Exercise brief
Extract, unchanged, every line from the top of the material below through the line with "import plotly.graph_objects as go", and no more.

Dataset content

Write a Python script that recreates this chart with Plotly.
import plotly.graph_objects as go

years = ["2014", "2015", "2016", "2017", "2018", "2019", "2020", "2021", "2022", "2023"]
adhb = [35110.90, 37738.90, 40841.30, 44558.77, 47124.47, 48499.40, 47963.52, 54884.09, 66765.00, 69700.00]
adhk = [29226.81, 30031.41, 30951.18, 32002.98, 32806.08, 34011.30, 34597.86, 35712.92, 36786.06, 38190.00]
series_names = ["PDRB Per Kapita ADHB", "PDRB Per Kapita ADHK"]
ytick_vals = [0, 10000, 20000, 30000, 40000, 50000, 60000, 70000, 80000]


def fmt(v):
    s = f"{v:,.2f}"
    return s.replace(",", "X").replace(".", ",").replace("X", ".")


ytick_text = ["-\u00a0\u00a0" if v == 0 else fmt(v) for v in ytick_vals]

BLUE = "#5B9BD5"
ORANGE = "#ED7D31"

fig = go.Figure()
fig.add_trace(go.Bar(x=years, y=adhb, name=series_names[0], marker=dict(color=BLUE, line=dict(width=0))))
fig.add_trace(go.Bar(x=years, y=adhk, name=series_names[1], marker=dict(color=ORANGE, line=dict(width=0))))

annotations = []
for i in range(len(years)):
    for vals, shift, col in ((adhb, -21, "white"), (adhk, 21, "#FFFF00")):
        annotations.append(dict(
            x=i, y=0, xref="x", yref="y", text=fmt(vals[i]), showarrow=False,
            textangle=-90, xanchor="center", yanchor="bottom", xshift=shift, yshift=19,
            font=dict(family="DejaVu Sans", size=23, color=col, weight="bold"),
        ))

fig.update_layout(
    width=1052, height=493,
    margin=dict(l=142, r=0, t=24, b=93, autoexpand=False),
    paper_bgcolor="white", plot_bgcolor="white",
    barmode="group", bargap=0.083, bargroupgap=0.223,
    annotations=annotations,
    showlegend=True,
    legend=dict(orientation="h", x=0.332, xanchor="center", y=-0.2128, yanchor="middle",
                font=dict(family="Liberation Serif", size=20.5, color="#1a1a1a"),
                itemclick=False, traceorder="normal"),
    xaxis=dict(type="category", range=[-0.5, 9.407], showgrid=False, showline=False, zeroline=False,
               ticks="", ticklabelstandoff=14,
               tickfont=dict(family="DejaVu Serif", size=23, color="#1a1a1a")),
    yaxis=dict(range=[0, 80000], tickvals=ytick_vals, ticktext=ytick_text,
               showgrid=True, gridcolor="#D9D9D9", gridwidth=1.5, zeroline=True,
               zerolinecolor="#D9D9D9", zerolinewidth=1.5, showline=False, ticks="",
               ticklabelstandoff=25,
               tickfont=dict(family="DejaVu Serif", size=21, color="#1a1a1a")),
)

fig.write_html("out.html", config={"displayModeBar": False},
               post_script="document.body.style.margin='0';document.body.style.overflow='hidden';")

Complete answer
Write a Python script that recreates this chart with Plotly.
import plotly.graph_objects as go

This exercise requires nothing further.